Beyond Length: Quantifying Long-Range Information for Long-Context LLM Pretraining Data

TL;DR

This paper tackles the problem that much long-text data lacks meaningful long-range dependencies, which hampers efficient long-context pretraining. It introduces LongFilter, a data-selection framework that quantifies the information gain from extended context by comparing next-token predictions under long versus short contexts and using a token-level surrogate KL divergence. By applying LongFilter to curate high-quality long-text data, the authors demonstrate substantial improvements in long-context benchmarks (HELMET, LongBench, RULER) for a LLaMA-3-8B model extended from 8K to 64K context, with data-efficiency gains such as achieving 90+ on HELMET recall with far fewer tokens. The work provides an effective, scalable pathway to unlock long-range capabilities through data quality rather than architectural changes, and releases code for reproducibility and reuse in long-context pretraining pipelines.

Abstract

Long-context language models unlock advanced capabilities in reasoning, code generation, and document summarization by leveraging dependencies across extended spans of text. However, a significant portion of readily available long-text data lacks meaningful long-distance dependencies; most spans can be predicted using only local context. Training on such data is inefficient, making careful data selection crucial. Therefore, we introduce LongFilter, a framework for curating training data tailored to long-context pretraining. LongFilter measures the information gain provided by extended context by contrasting model predictions under long-context versus short-context settings, thereby identifying samples where long-range dependencies are essential.

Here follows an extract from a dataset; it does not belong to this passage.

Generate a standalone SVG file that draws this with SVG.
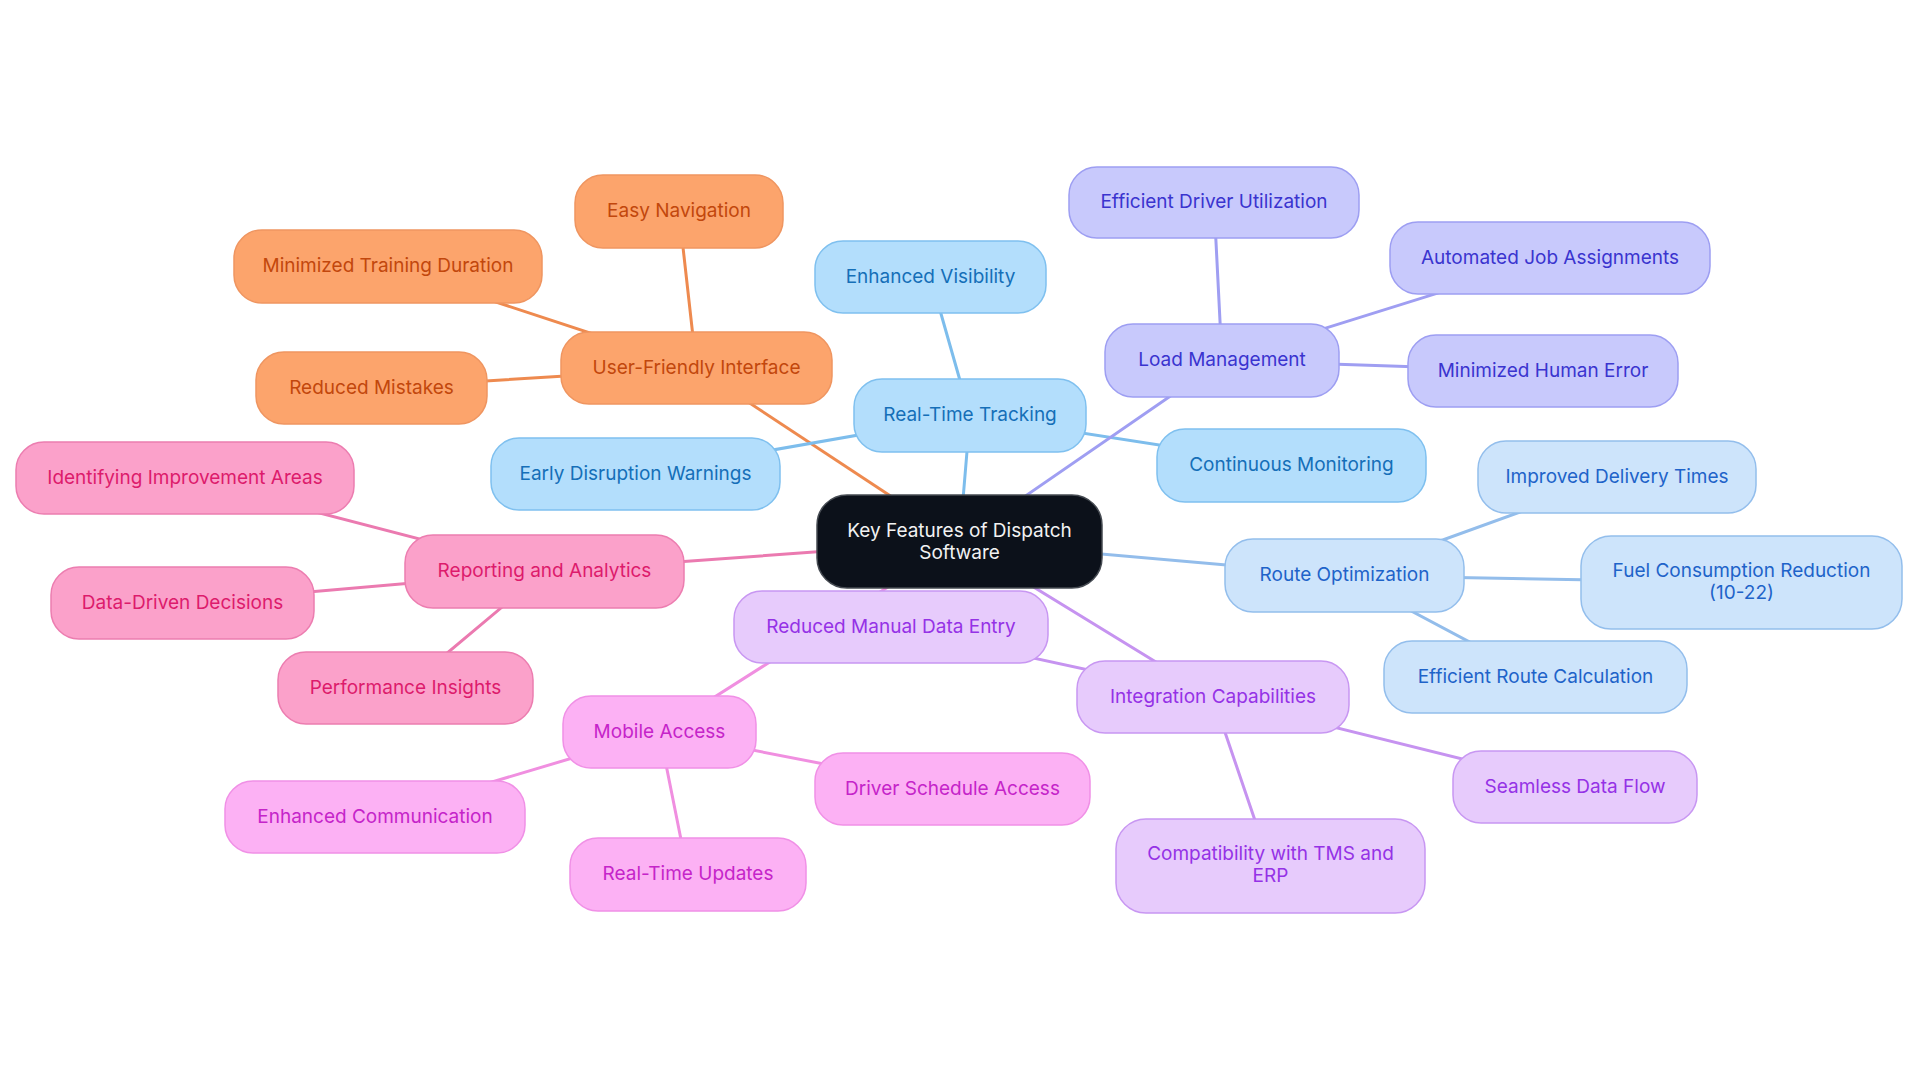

Experiments with LLaMA-3-8B, extending its context length from 8K to 64K, show that LongFilter efficiently selects high-quality data and yields substantial improvements on benchmarks such as HELMET, LongBench, and RULER.

Paper Structure

This paper contains 26 sections, 10 equations, 5 figures, 3 tables.

Figures (5)

  • Figure 1: An illustration of the token-level long-context information gain. Given only the Short Context ($S$) "I hate this", the predictive distribution for the next token has high entropy, as many words ('song', 'thing', 'movie') are plausible. The Extended Context ($E$), "The plot was a mess...", provides critical information that reduces this entropy, concentrating the probability on "movie".
  • Figure 2: Workflow of LongFilter. The Upper part computes the next-token probability distribution using a short-context sliding window (shown as 4 tokens for illustration, though our experiments use 4K), while the Lower part computes it using the full long context. LongFilter then scores the information gain (Middle part) by calculating a token-level surrogate KL divergence between these two distributions. This gain is low for locally predictable tokens (such as 'was'), but high for tokens that require extended context (such as 'movie'). Finally, these token-level scores are aggregated to produce a single score for the entire data instance.
  • Figure 3: Performance on Recall tasks (Needle-in-a-Haystack) w.r.t trained tokens.
  • Figure 4: Performance on HELMET with respect to trained tokens.
  • Figure 5: Token-level context score analysis on a subset of the processed SlimPajama-Arxiv dataset. In the top examples, the color of each token is determined by its score: the darker the color, the higher the score. (a) A high-scoring segment of well-formed academic prose from a PhD thesis. (b) A low-scoring segment containing non-prose LaTeX TikZ drawing commands. (c) Context Scores across the full token sequence for documents of the top three ranks and the bottom three ranks.